__EXERCISE DESCRIPTION__
Write out the listing, please, but only from its first line through the line containing "import plotly.graph_objects as go", exactly as given and without pictures.

-- Start of SOURCE MATERIAL --

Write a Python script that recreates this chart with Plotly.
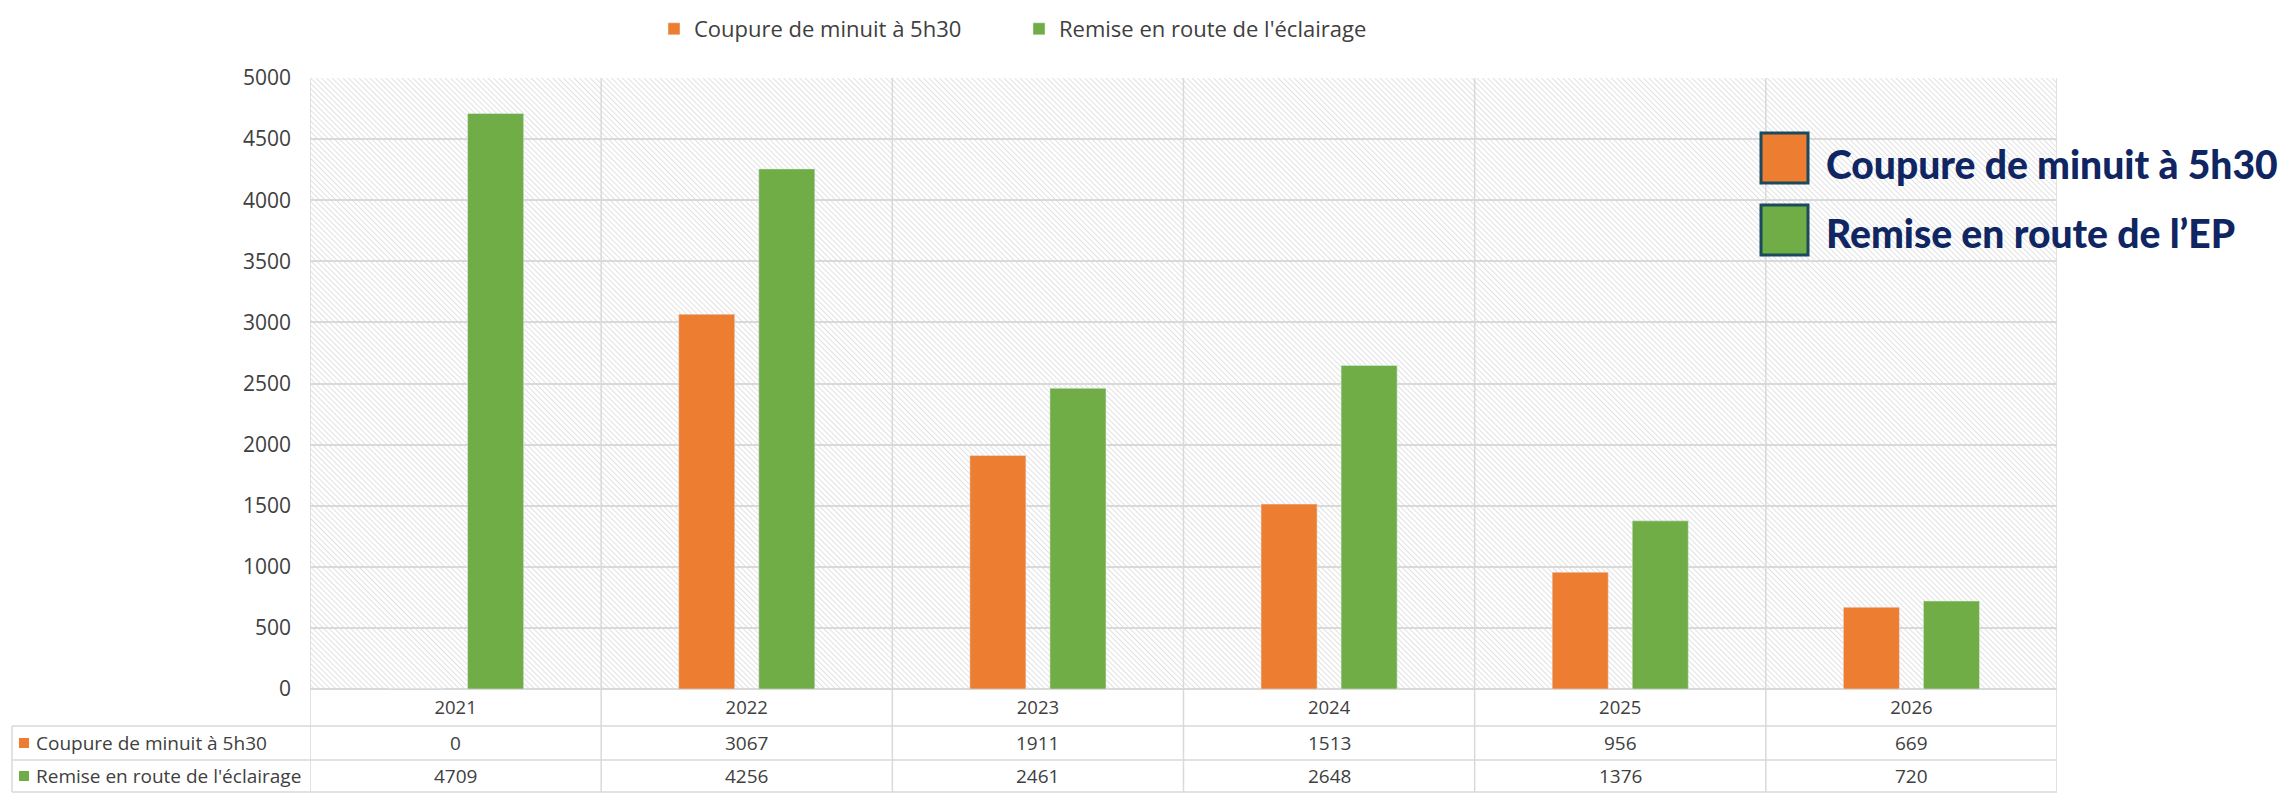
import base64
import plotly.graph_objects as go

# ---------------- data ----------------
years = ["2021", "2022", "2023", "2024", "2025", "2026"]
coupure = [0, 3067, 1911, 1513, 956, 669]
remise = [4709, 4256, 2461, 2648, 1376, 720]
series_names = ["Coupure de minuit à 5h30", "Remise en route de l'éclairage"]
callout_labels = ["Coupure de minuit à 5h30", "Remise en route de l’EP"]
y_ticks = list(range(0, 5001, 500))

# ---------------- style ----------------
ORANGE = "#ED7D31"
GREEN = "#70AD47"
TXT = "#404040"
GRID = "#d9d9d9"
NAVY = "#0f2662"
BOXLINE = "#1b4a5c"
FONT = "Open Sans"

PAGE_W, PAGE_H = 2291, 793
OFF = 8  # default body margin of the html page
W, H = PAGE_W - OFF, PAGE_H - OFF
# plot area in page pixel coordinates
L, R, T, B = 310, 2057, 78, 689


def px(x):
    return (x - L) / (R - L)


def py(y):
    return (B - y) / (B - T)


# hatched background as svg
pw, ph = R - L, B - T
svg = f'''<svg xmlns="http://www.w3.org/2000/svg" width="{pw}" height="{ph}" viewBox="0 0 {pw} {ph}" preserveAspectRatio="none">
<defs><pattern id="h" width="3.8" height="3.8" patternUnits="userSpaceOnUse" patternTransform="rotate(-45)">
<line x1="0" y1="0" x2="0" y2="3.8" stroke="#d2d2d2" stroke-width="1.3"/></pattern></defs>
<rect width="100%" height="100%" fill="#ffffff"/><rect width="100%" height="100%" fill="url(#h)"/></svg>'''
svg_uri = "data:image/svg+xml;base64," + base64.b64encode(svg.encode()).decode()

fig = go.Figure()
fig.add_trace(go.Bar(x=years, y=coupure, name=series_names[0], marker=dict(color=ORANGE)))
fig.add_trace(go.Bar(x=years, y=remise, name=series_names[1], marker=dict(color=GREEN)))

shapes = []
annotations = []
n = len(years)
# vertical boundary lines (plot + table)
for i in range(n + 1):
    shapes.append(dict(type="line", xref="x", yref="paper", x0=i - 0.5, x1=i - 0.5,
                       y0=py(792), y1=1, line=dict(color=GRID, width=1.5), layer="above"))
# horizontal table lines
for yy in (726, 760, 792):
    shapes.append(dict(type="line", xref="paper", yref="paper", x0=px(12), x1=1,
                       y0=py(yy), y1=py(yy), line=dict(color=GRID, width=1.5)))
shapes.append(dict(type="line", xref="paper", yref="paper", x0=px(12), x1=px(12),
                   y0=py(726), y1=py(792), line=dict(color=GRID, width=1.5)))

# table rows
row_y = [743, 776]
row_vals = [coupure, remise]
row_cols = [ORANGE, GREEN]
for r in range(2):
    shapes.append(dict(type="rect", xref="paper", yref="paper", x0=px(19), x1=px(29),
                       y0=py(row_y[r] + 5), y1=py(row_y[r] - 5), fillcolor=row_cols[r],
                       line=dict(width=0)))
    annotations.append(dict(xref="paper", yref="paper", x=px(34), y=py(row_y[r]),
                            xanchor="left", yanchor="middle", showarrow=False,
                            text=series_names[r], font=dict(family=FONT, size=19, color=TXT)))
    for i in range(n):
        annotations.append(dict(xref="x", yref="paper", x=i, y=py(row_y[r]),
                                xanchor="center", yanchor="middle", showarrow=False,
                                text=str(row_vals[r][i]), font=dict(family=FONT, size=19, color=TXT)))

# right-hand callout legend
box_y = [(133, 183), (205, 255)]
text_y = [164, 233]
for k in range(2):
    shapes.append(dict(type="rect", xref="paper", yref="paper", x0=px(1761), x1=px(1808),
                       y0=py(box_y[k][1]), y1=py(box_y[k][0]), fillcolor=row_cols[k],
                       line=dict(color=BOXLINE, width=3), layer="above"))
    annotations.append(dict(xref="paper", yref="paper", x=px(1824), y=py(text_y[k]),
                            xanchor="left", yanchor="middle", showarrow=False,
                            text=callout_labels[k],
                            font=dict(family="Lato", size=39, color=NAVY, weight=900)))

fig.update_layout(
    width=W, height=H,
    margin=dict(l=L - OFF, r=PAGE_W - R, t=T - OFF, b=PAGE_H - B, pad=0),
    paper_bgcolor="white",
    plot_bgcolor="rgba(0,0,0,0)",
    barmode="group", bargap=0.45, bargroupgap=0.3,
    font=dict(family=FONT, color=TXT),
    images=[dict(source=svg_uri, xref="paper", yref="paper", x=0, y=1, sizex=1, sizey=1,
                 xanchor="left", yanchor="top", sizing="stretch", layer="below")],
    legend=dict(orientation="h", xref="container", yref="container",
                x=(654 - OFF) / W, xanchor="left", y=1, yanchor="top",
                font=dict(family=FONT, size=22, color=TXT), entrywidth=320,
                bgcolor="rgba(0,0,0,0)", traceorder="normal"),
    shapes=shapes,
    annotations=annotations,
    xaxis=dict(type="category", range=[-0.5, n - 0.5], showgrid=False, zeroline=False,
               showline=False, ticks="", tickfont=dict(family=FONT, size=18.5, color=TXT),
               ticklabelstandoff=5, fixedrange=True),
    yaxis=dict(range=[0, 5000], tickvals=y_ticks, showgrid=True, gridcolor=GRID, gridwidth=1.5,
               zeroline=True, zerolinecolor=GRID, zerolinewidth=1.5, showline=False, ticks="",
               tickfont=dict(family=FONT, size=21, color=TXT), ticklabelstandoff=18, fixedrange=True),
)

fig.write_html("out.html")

-- End of SOURCE MATERIAL --

__RESULT OF THE EXERCISE__
Write a Python script that recreates this chart with Plotly.
import base64
import plotly.graph_objects as go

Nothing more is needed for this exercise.